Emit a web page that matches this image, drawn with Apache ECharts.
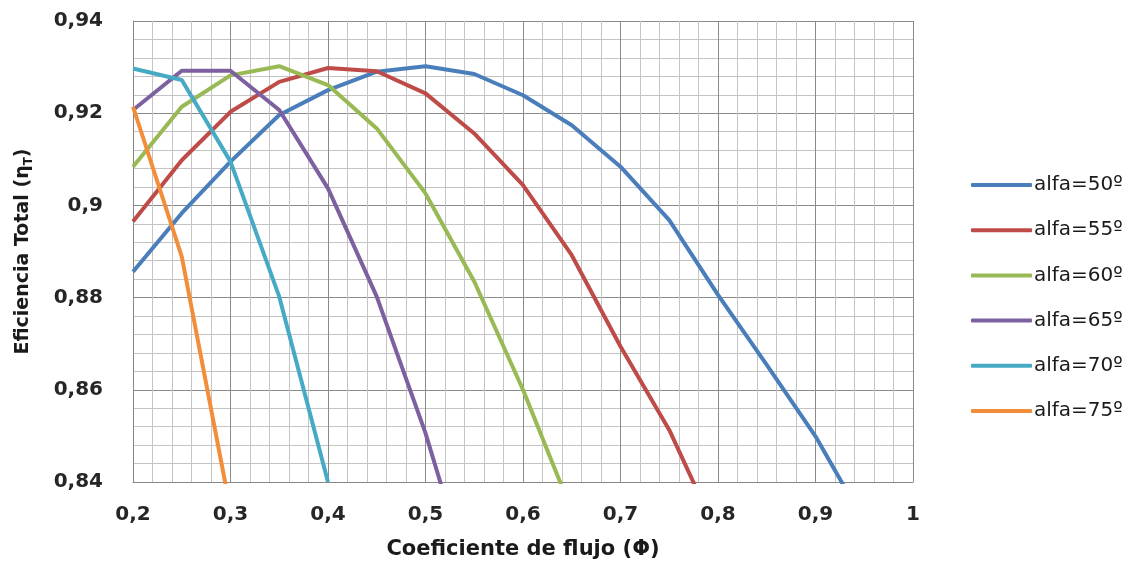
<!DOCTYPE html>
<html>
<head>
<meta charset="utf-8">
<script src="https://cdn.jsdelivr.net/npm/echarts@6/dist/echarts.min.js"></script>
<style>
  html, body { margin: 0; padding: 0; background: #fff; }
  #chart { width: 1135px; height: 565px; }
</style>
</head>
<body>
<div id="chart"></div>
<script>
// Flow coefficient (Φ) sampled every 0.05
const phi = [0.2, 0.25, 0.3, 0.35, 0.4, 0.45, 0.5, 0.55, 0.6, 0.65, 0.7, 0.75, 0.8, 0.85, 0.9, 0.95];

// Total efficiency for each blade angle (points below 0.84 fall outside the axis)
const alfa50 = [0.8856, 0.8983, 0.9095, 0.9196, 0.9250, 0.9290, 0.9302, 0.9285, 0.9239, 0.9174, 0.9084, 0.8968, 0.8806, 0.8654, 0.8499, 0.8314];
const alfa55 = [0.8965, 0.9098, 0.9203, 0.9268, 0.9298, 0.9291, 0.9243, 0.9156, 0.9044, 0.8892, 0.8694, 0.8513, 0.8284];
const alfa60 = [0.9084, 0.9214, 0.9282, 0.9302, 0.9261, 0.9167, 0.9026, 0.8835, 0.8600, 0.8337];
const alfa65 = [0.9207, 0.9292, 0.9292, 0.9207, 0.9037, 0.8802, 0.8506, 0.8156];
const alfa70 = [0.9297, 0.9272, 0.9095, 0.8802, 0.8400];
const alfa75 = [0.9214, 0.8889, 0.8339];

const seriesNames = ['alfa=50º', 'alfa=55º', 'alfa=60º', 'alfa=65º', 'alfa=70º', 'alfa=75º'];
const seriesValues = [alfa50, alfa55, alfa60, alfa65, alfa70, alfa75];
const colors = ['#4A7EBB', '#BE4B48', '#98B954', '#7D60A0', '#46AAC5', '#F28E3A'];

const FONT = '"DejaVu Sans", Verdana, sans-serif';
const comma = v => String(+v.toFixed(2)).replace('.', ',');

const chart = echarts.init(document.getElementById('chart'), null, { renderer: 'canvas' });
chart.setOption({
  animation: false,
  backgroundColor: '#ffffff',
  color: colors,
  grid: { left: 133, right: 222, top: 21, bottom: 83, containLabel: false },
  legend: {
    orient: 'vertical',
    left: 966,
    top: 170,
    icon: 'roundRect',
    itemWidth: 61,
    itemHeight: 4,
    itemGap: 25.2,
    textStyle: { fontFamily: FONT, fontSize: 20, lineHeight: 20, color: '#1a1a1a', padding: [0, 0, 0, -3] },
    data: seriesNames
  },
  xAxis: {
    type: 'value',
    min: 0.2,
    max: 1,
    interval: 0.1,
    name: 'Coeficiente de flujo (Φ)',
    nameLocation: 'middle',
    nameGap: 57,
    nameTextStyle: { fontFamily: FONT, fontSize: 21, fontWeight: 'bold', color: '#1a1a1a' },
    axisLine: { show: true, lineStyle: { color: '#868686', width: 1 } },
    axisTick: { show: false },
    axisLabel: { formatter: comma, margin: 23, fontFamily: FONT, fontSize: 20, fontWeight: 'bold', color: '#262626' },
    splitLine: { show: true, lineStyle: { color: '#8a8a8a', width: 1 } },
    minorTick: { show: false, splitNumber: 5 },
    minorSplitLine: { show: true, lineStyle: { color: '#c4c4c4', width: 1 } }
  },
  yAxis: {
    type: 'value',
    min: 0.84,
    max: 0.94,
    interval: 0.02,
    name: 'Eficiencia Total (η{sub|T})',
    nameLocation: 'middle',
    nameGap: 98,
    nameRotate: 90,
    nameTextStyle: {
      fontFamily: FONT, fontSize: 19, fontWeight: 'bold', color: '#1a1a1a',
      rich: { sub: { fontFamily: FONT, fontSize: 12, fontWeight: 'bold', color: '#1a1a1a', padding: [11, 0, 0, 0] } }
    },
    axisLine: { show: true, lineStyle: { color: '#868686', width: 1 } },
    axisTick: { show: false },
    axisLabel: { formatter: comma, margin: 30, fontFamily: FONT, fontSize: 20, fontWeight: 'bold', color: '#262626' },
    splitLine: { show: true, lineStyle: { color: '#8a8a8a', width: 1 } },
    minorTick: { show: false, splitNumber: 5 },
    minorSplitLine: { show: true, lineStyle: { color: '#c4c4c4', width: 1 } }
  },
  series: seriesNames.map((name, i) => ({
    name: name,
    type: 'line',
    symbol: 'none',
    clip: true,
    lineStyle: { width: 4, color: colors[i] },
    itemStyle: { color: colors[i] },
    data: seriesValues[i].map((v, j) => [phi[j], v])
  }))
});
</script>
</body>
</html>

──────

*AIM OF THE TASK*. Every line above should be repeated exactly; pictures stay out of the copy.

*SOLUTION FOR THIS PROBLEM*.
Emit a web page that matches this image, drawn with Apache ECharts.
<!DOCTYPE html>
<html>
<head>
<meta charset="utf-8">
<script src="https://cdn.jsdelivr.net/npm/echarts@6/dist/echarts.min.js"></script>
<style>
  html, body { margin: 0; padding: 0; background: #fff; }
  #chart { width: 1135px; height: 565px; }
</style>
</head>
<body>
<div id="chart"></div>
<script>
// Flow coefficient (Φ) sampled every 0.05
const phi = [0.2, 0.25, 0.3, 0.35, 0.4, 0.45, 0.5, 0.55, 0.6, 0.65, 0.7, 0.75, 0.8, 0.85, 0.9, 0.95];

// Total efficiency for each blade angle (points below 0.84 fall outside the axis)
const alfa50 = [0.8856, 0.8983, 0.9095, 0.9196, 0.9250, 0.9290, 0.9302, 0.9285, 0.9239, 0.9174, 0.9084, 0.8968, 0.8806, 0.8654, 0.8499, 0.8314];
const alfa55 = [0.8965, 0.9098, 0.9203, 0.9268, 0.9298, 0.9291, 0.9243, 0.9156, 0.9044, 0.8892, 0.8694, 0.8513, 0.8284];
const alfa60 = [0.9084, 0.9214, 0.9282, 0.9302, 0.9261, 0.9167, 0.9026, 0.8835, 0.8600, 0.8337];
const alfa65 = [0.9207, 0.9292, 0.9292, 0.9207, 0.9037, 0.8802, 0.8506, 0.8156];
const alfa70 = [0.9297, 0.9272, 0.9095, 0.8802, 0.8400];
const alfa75 = [0.9214, 0.8889, 0.8339];

const seriesNames = ['alfa=50º', 'alfa=55º', 'alfa=60º', 'alfa=65º', 'alfa=70º', 'alfa=75º'];
const seriesValues = [alfa50, alfa55, alfa60, alfa65, alfa70, alfa75];
const colors = ['#4A7EBB', '#BE4B48', '#98B954', '#7D60A0', '#46AAC5', '#F28E3A'];

const FONT = '"DejaVu Sans", Verdana, sans-serif';
const comma = v => String(+v.toFixed(2)).replace('.', ',');

const chart = echarts.init(document.getElementById('chart'), null, { renderer: 'canvas' });
chart.setOption({
  animation: false,
  backgroundColor: '#ffffff',
  color: colors,
  grid: { left: 133, right: 222, top: 21, bottom: 83, containLabel: false },
  legend: {
    orient: 'vertical',
    left: 966,
    top: 170,
    icon: 'roundRect',
    itemWidth: 61,
    itemHeight: 4,
    itemGap: 25.2,
    textStyle: { fontFamily: FONT, fontSize: 20, lineHeight: 20, color: '#1a1a1a', padding: [0, 0, 0, -3] },
    data: seriesNames
  },
  xAxis: {
    type: 'value',
    min: 0.2,
    max: 1,
    interval: 0.1,
    name: 'Coeficiente de flujo (Φ)',
    nameLocation: 'middle',
    nameGap: 57,
    nameTextStyle: { fontFamily: FONT, fontSize: 21, fontWeight: 'bold', color: '#1a1a1a' },
    axisLine: { show: true, lineStyle: { color: '#868686', width: 1 } },
    axisTick: { show: false },
    axisLabel: { formatter: comma, margin: 23, fontFamily: FONT, fontSize: 20, fontWeight: 'bold', color: '#262626' },
    splitLine: { show: true, lineStyle: { color: '#8a8a8a', width: 1 } },
    minorTick: { show: false, splitNumber: 5 },
    minorSplitLine: { show: true, lineStyle: { color: '#c4c4c4', width: 1 } }
  },
  yAxis: {
    type: 'value',
    min: 0.84,
    max: 0.94,
    interval: 0.02,
    name: 'Eficiencia Total (η{sub|T})',
    nameLocation: 'middle',
    nameGap: 98,
    nameRotate: 90,
    nameTextStyle: {
      fontFamily: FONT, fontSize: 19, fontWeight: 'bold', color: '#1a1a1a',
      rich: { sub: { fontFamily: FONT, fontSize: 12, fontWeight: 'bold', color: '#1a1a1a', padding: [11, 0, 0, 0] } }
    },
    axisLine: { show: true, lineStyle: { color: '#868686', width: 1 } },
    axisTick: { show: false },
    axisLabel: { formatter: comma, margin: 30, fontFamily: FONT, fontSize: 20, fontWeight: 'bold', color: '#262626' },
    splitLine: { show: true, lineStyle: { color: '#8a8a8a', width: 1 } },
    minorTick: { show: false, splitNumber: 5 },
    minorSplitLine: { show: true, lineStyle: { color: '#c4c4c4', width: 1 } }
  },
  series: seriesNames.map((name, i) => ({
    name: name,
    type: 'line',
    symbol: 'none',
    clip: true,
    lineStyle: { width: 4, color: colors[i] },
    itemStyle: { color: colors[i] },
    data: seriesValues[i].map((v, j) => [phi[j], v])
  }))
});
</script>
</body>
</html>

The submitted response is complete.